Shell profit soars on high oil price; launches US$25 billion buyback

Shell profit soars on high oil price; launches US$25 billion buyback

Earnings after taxation surged to US$6.0 billion in the three months to June compared with US$1.5 billion a year earlier.

Shell has reaped the benefits of a resurgent world oil market. (AFP pic)
LONDON:
Royal Dutch Shell said Thursday that second-quarter net profits quadrupled, energised by high oil prices and asset sales, adding that it has launched a vast US$25-billion share buyback.

Earnings after taxation surged to US$6.0 billion in the three months to June compared with US$1.5 billion a year earlier, Shell said in a results statement.

The company offloaded US$2.5-billion of assets in the reporting period, with disposals in Canada, India, Malaysia, Norway and Thailand.

The London-listed energy major will now seek to buy back at least US$25 billion of shares from investors over 2018-2020, subject to debt reduction and the oil price environment.

“This quarter our cash flow from operations excluding working capital movements is the strongest since the first quarter of 2014, when (the) oil price was above US$100 a barrel,” said chief executive Ben van Beurden in video comments accompanying the release.

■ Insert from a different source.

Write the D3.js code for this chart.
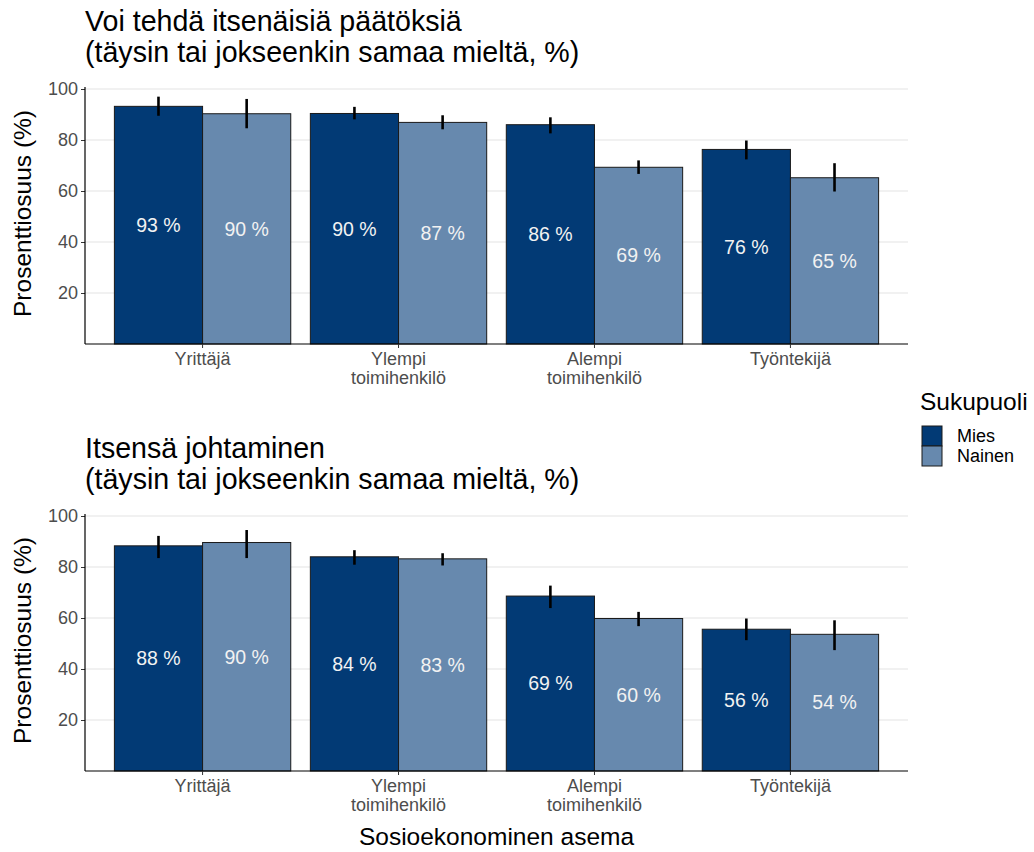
<!DOCTYPE html>
<html>
<head>
<meta charset="utf-8">
<script src="https://cdn.jsdelivr.net/npm/d3@7"></script>
<style>
  html, body { margin: 0; padding: 0; background: #ffffff; }
  svg { display: block; font-family: "Liberation Sans", Arial, sans-serif; }
</style>
</head>
<body>
<svg id="chart" width="1034" height="852"></svg>
<script>
// Socio-economic position categories (line breaks split with "\n")
const categories = ["Yrittäjä", "Ylempi\ntoimihenkilö", "Alempi\ntoimihenkilö", "Työntekijä"];
const genders = ["Mies", "Nainen"];
const yTicks = [20, 40, 60, 80, 100];

// Panel 1: can make independent decisions
const decisionTitle = ["Voi tehdä itsenäisiä päätöksiä", "(täysin tai jokseenkin samaa mieltä, %)"];
const decisionMies = [93.2, 90.4, 86.0, 76.3];
const decisionMiesLow = [89.5, 88.1, 82.6, 72.4];
const decisionMiesHigh = [97.0, 93.0, 88.9, 79.8];
const decisionNainen = [90.3, 86.9, 69.3, 65.2];
const decisionNainenLow = [84.6, 84.2, 66.7, 59.8];
const decisionNainenHigh = [96.1, 89.7, 72.0, 70.9];

// Panel 2: self-management
const selfTitle = ["Itsensä johtaminen", "(täysin tai jokseenkin samaa mieltä, %)"];
const selfMies = [88.3, 84.0, 68.6, 55.6];
const selfMiesLow = [83.5, 80.9, 63.9, 51.3];
const selfMiesHigh = [92.2, 86.6, 72.7, 59.8];
const selfNainen = [89.6, 83.2, 59.8, 53.6];
const selfNainenLow = [83.5, 80.6, 56.8, 47.4];
const selfNainenHigh = [94.5, 85.4, 62.4, 59.1];

const colors = { "Mies": "#023a75", "Nainen": "#6789ae" };

const svg = d3.select("#chart");
const plotLeft = 85, plotRight = 908;

function buildRows(mies, miesLo, miesHi, nainen, naiLo, naiHi) {
  const rows = [];
  categories.forEach((c, i) => {
    rows.push({ cat: c, gender: "Mies", value: mies[i], lo: miesLo[i], hi: miesHi[i] });
    rows.push({ cat: c, gender: "Nainen", value: nainen[i], lo: naiLo[i], hi: naiHi[i] });
  });
  return rows;
}

function drawPanel(top, bottom, titleLines, rows) {
  const g = svg.append("g");

  // Title
  g.append("text")
    .attr("x", plotLeft).attr("y", top - 58)
    .attr("font-size", 28.6).attr("fill", "#000")
    .selectAll("tspan").data(titleLines).join("tspan")
    .attr("x", plotLeft).attr("dy", (d, i) => i === 0 ? 0 : 31)
    .text(d => d);

  const y = d3.scaleLinear().domain([0, 100]).range([bottom, top]);
  // Discrete x positions: 0.6 unit expansion each side, bars 0.9 wide (dodged)
  const x = d3.scalePoint().domain(categories).range([plotLeft, plotRight]).padding(0.6);
  const unit = x.step();
  const barW = 0.45 * unit;

  // Horizontal grid lines
  g.append("g").selectAll("line").data(yTicks).join("line")
    .attr("x1", plotLeft).attr("x2", plotRight)
    .attr("y1", d => y(d)).attr("y2", d => y(d))
    .attr("stroke", "#e3e3e3").attr("stroke-width", 1.1);

  // Bars
  const barX = d => x(d.cat) + (d.gender === "Mies" ? -barW : 0);
  g.append("g").selectAll("rect").data(rows).join("rect")
    .attr("x", barX)
    .attr("y", d => y(d.value))
    .attr("width", barW)
    .attr("height", d => y(0) - y(d.value))
    .attr("fill", d => colors[d.gender])
    .attr("stroke", "#1a1a1a").attr("stroke-width", 1);

  // Confidence intervals
  g.append("g").selectAll("line").data(rows).join("line")
    .attr("x1", d => barX(d) + barW / 2).attr("x2", d => barX(d) + barW / 2)
    .attr("y1", d => y(d.lo)).attr("y2", d => y(d.hi))
    .attr("stroke", "#000").attr("stroke-width", 2.6);

  // Value labels at half the bar height
  g.append("g").selectAll("text").data(rows).join("text")
    .attr("x", d => barX(d) + barW / 2)
    .attr("y", d => y(d.value / 2))
    .attr("dy", "0.35em")
    .attr("text-anchor", "middle")
    .attr("font-size", 19.5).attr("fill", "#f2f2f2")
    .text(d => Math.round(d.value) + " %");

  // Y axis
  const yAxis = g.append("g").attr("transform", `translate(${plotLeft},0)`)
    .call(d3.axisLeft(y).tickValues(yTicks).tickSize(4).tickPadding(3));
  yAxis.select(".domain").remove();
  yAxis.selectAll(".tick line").attr("stroke", "#333").attr("stroke-width", 1);
  yAxis.selectAll(".tick text").attr("font-size", 18).attr("fill", "#4d4d4d")
    .attr("font-family", "Liberation Sans, Arial, sans-serif");
  g.append("line").attr("x1", plotLeft).attr("x2", plotLeft)
    .attr("y1", top - 2).attr("y2", bottom)
    .attr("stroke", "#000").attr("stroke-width", 1.2);

  // X axis line and ticks
  g.append("line").attr("x1", plotLeft).attr("x2", plotRight)
    .attr("y1", bottom).attr("y2", bottom)
    .attr("stroke", "#000").attr("stroke-width", 1.2);
  g.append("g").selectAll("line").data(categories).join("line")
    .attr("x1", d => x(d)).attr("x2", d => x(d))
    .attr("y1", bottom).attr("y2", bottom + 4)
    .attr("stroke", "#333");
  const xl = g.append("g").selectAll("text").data(categories).join("text")
    .attr("x", d => x(d)).attr("y", bottom + 21)
    .attr("text-anchor", "middle").attr("font-size", 18).attr("fill", "#4d4d4d");
  xl.selectAll("tspan").data(d => d.split("\n")).join("tspan")
    .attr("x", function () { return d3.select(this.parentNode).attr("x"); })
    .attr("dy", (d, i) => i === 0 ? 0 : 18.5)
    .text(d => d);

  // Y axis title
  g.append("text")
    .attr("transform", `translate(31,${(top + bottom) / 2 - 3}) rotate(-90)`)
    .attr("text-anchor", "middle").attr("font-size", 24.5).attr("fill", "#000")
    .text("Prosenttiosuus (%)");
}

drawPanel(89, 344, decisionTitle,
  buildRows(decisionMies, decisionMiesLow, decisionMiesHigh, decisionNainen, decisionNainenLow, decisionNainenHigh));
drawPanel(516, 771, selfTitle,
  buildRows(selfMies, selfMiesLow, selfMiesHigh, selfNainen, selfNainenLow, selfNainenHigh));

// X axis title
svg.append("text")
  .attr("x", (plotLeft + plotRight) / 2).attr("y", 845)
  .attr("text-anchor", "middle").attr("font-size", 24.5).attr("fill", "#000")
  .text("Sosioekonominen asema");

// Legend
const legend = svg.append("g");
legend.append("text").attr("x", 920).attr("y", 410)
  .attr("font-size", 24.5).attr("fill", "#000").text("Sukupuoli");
const items = legend.selectAll("g.item").data(genders).join("g")
  .attr("class", "item")
  .attr("transform", (d, i) => `translate(922,${426 + i * 20})`);
items.append("rect").attr("width", 20).attr("height", 20)
  .attr("fill", d => colors[d]).attr("stroke", "#1a1a1a").attr("stroke-width", 1);
items.append("text").attr("x", 35).attr("y", 16)
  .attr("font-size", 18).attr("fill", "#000").text(d => d);
</script>
</body>
</html>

“Over the past four quarters, at an average oil price of just under US$65 a barrel, we have delivered close to US$25 billion of free cash flow, we have reduced debt by US$6.0 billion and distributed almost US$15 billion in dividends to our shareholders.

“Our free cash flow outlook, and the progress we have made to strengthen our financial framework, gives us the confidence to start a buyback programme.”

Shell, in line with the broader global energy sector, has reaped the benefits of the resurgent world oil market.

At the same time, the company has undertaken a huge US$30-billion divestment plan as Shell streamlines its portfolio following the blockbuster takeover of rival BG Group.

“Since the completion of the BG acquisition in 2016, we have been delivering on our intentions,” added van Beurden.

“It’s a big day for us as we announce the launch of our share buyback programme.”